I've been chain smoking and driving, and three minutes ago I threw a bottle of whiskey out the window and watched it shatter against a road sign.
Now I've pulled off to the side of the road while listening to, "and life's like an hour glass glued to the table, no one can find the rewind button dear, so cradle your head in your hands and breathe, just breathe".
While I'm here, I'll go ahead and cop to the fact that I don't actually smoke cigarettes, and that maybe once in my life I could have had a shot of something with Southern Comfort in it. I don't even toss gum out my window, let alone something that could shatter. Also, I drive a Mommy-mobile.
In essence, my writing is my driving and what I'm really doing is coping, because that is what I do. I can't be driving around like a drunken maniac with two kids in the back seat. They need me. Besides, Big A would have zero issues with contacting the appropriate authorities. ("Additionally, Judge, you might be interested in this little black book I've kept over the years. Yes, I also thought that categorizing the entries was an act of brilliance. It posed a slight challenge since some of the logs could definitely fit into one or more categories, but overall, I am glad you can appreciate the effect. I, too, love color graphs. Where do I need to sign"?)

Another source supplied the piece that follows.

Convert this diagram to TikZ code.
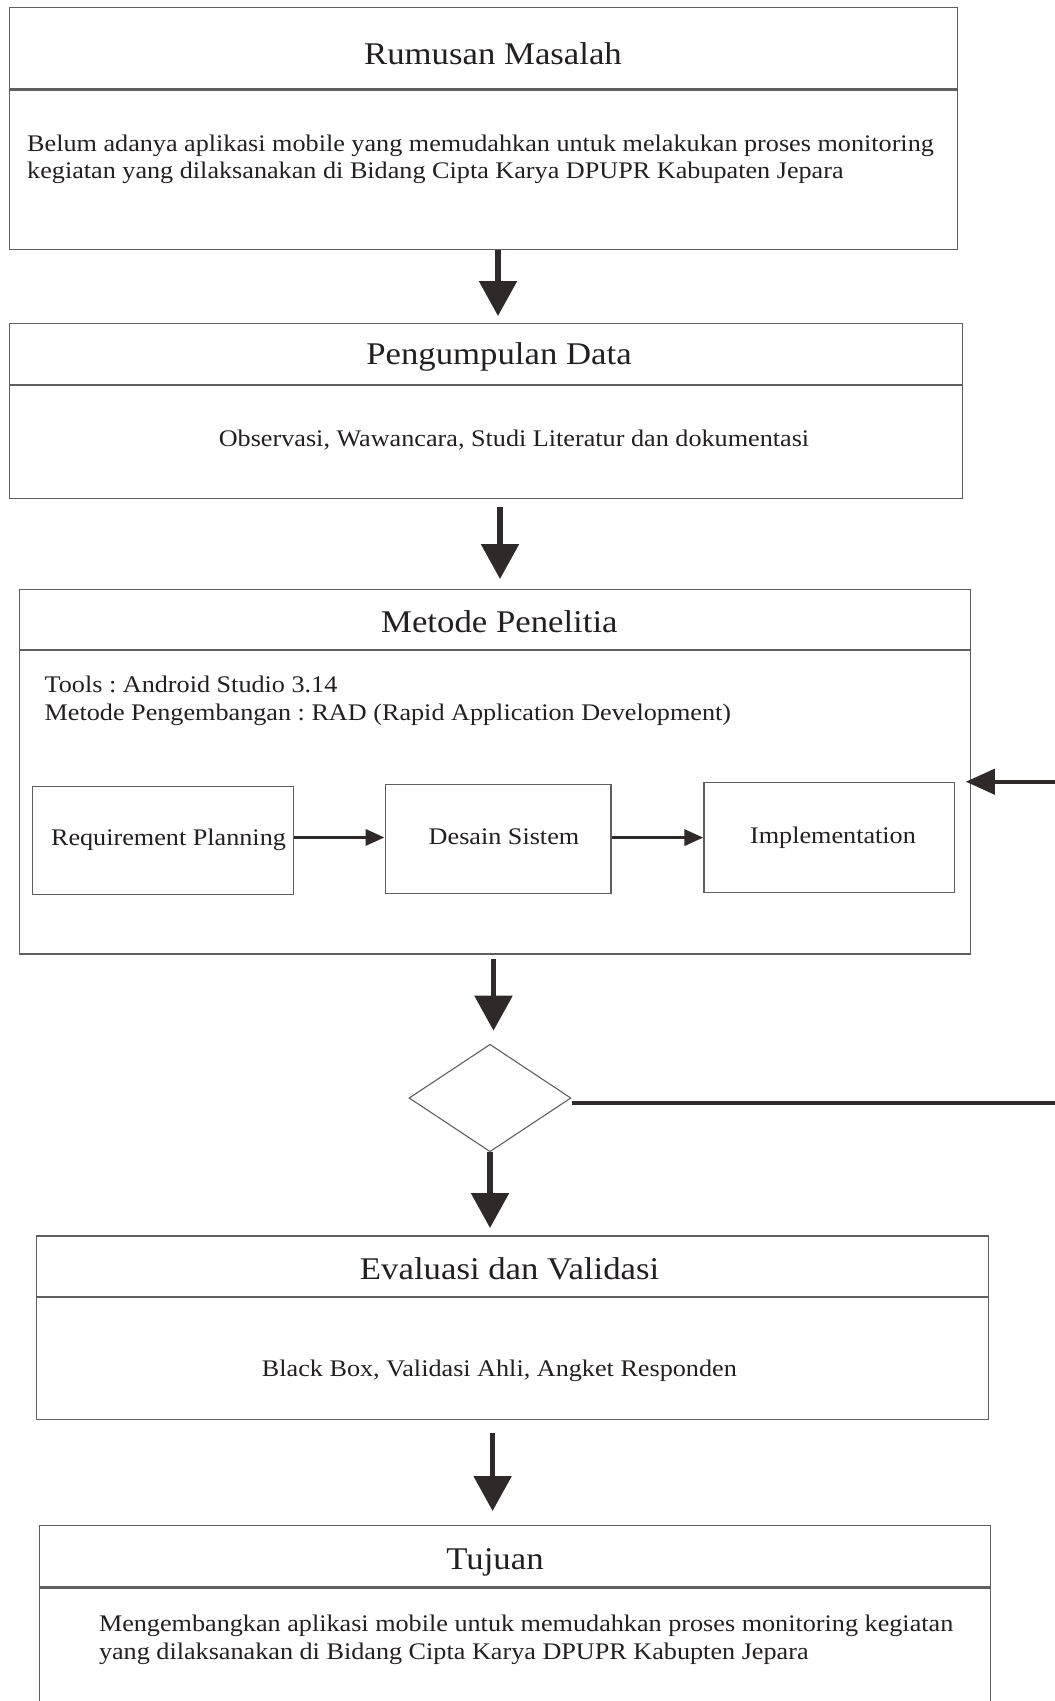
\documentclass[tikz,border=0pt]{standalone}
\usepackage{fontspec}
\setmainfont{Liberation Serif}[FakeStretch=1.1]
\usetikzlibrary{arrows.meta,shapes.geometric}
\definecolor{linegray}{RGB}{95,95,95}
\definecolor{arrowdark}{RGB}{47,42,41}
\definecolor{inkdark}{RGB}{35,31,32}
\frenchspacing

\begin{document}
\begin{tikzpicture}[x=1pt,y=-1pt,
  panel/.style={draw=linegray,line width=1.25pt,rectangle,inner sep=0pt,anchor=north west},
  stepbox/.style={draw=linegray,line width=1.2pt,rectangle,inner sep=0pt,anchor=north west},
  titletext/.style={font=\fontsize{31.6}{36}\selectfont,text=inkdark,inner sep=0pt,anchor=base},
  bodytext/.style={font=\fontsize{23.8}{27.5}\selectfont\frenchspacing,text=inkdark,inner sep=0pt,align=left},
  bigarrow/.style={draw=arrowdark,line width=5.5pt,-{Triangle[length=35pt,width=37pt]}},
  backarrow/.style={draw=arrowdark,line width=4pt,-{Triangle[length=29pt,width=25pt]}},
  smallarrow/.style={draw=arrowdark,line width=3.5pt,-{Triangle[length=19pt,width=16pt]}}
]
\useasboundingbox (0,0) rectangle (1055,1701);

% Rumusan Masalah
\node[panel,minimum width=948pt,minimum height=81.5pt] (h1) at (9,6.5) {};
\node[panel,minimum width=948pt,minimum height=159.5pt] (b1) at (h1.south west) {};
\node[titletext] (t1) at (493,64.3) {Rumusan Masalah};
% the base anchor of a two-line node sits on its last line
\node[bodytext,anchor=base west] (x1) at (27,178.6)
  {Belum adanya aplikasi mobile yang memudahkan untuk melakukan proses monitoring\\
   kegiatan yang dilaksanakan di Bidang Cipta Karya DPUPR Kabupaten Jepara};

% Pengumpulan Data
\node[panel,minimum width=952.5pt,minimum height=60.8pt] (h2) at (9,323) {};
\node[panel,minimum width=952.5pt,minimum height=112.9pt] (b2) at (h2.south west) {};
\node[titletext] (t2) at (499,364) {Pengumpulan Data};
\node[bodytext,anchor=base] (x2) at (514,446.7) {Observasi, Wawancara, Studi Literatur dan dokumentasi};

% Metode Penelitia
\node[panel,minimum width=951.4pt,minimum height=60.1pt] (h3) at (18.6,588.6) {};
\node[panel,minimum width=951.4pt,minimum height=303.5pt] (b3) at (h3.south west) {};
\node[titletext] (t3) at (499.4,632.7) {Metode Penelitia};
\node[bodytext,anchor=base west] (x3) at (44.5,720)
  {Tools : Android Studio 3.14\\
   Metode Pengembangan : RAD (Rapid Application Development)};

% RAD steps
\node[stepbox,minimum width=261.5pt,minimum height=108.3pt] (rp) at (31.5,785.7) {};
\node[stepbox,minimum width=225.8pt,minimum height=109pt] (ds) at (384.5,784) {};
\node[stepbox,minimum width=250.5pt,minimum height=109.5pt] (im) at (703.3,782) {};
\node[bodytext,anchor=base] (rpt) at (168.5,845) {Requirement Planning};
\node[bodytext,anchor=base] (dst) at (504,844.3) {Desain Sistem};
\node[bodytext,anchor=base] (imt) at (833,843.3) {Implementation};
\draw[smallarrow] ([yshift=3pt]rp.east) -- ([yshift=3pt]rp.east -| ds.west);
\draw[smallarrow] ([yshift=1.5pt]ds.east) -- ([yshift=1.5pt]ds.east -| im.west);

% decision
\node[diamond,draw=linegray,line width=1.1pt,minimum width=162pt,minimum height=107.5pt,inner sep=0pt] (dec) at (490,1098) {};

% Evaluasi dan Validasi
\node[panel,minimum width=951.8pt,minimum height=60.5pt] (h4) at (35.7,1235.3) {};
\node[panel,minimum width=951.8pt,minimum height=122pt] (b4) at (h4.south west) {};
\node[titletext] (t4) at (509.6,1279.3) {Evaluasi dan Validasi};
\node[bodytext,anchor=base] (x4) at (499.4,1376.7) {Black Box, Validasi Ahli, Angket Responden};

% Tujuan
\node[panel,minimum width=951.5pt,minimum height=61.3pt] (h5) at (38.5,1525) {};
\node[panel,minimum width=951.5pt,minimum height=125.7pt] (b5) at (h5.south west) {};
\node[titletext] (t5) at (495,1569.3) {Tujuan};
\node[bodytext,anchor=base west] (x5) at (98.8,1659.3)
  {Mengembangkan aplikasi mobile untuk memudahkan proses monitoring kegiatan\\
   yang dilaksanakan di Bidang Cipta Karya DPUPR Kabupten Jepara};

% main flow
\coordinate (c1) at (498,0);
\coordinate (c2) at (500,0);
\coordinate (c3) at (493.5,0);
\coordinate (c5) at (492.6,0);
\draw[bigarrow,shorten >=7pt] (b1.south -| c1) -- (h2.north -| c1);
\draw[bigarrow,shorten <=7.3pt,shorten >=9.6pt] (b2.south -| c2) -- (h3.north -| c2);
\draw[bigarrow,shorten <=3.8pt,shorten >=13pt] (b3.south -| c3) -- (dec.north -| c3);
\draw[bigarrow,shorten >=7.3pt] (dec.south) -- (h4.north -| dec.south);
\draw[bigarrow,shorten <=12.2pt,shorten >=14pt] (b4.south -| c5) -- (h5.north -| c5);

% loop back to the method
\coordinate (fb1) at (1062,1102.7);
\coordinate (fb2) at (1062,781.7);
\draw[backarrow,shorten >=-5.5pt] ([yshift=-4.7pt]dec.east) -- (fb1) -- (fb2) -- (fb2 -| h3.east);
\end{tikzpicture}
\end{document}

Last night when I picked them up from the sitter, Little A was a disaster. She'd skipped her nap and had had an episode that day with her diaper and the contents there-of and the wall next to the crib she was supposed to be napping in. (One of the many reasons that you will never hear me say that I pay too much for day care. How do you put a price on that one?)
Little A was pulling her hair and trying to set herself free from her car seat, while Big A looked at her for a few moments.
Big A: Mom?
Big A: Little A is a train wreck.
Me: Well, at least she comes by it honestly.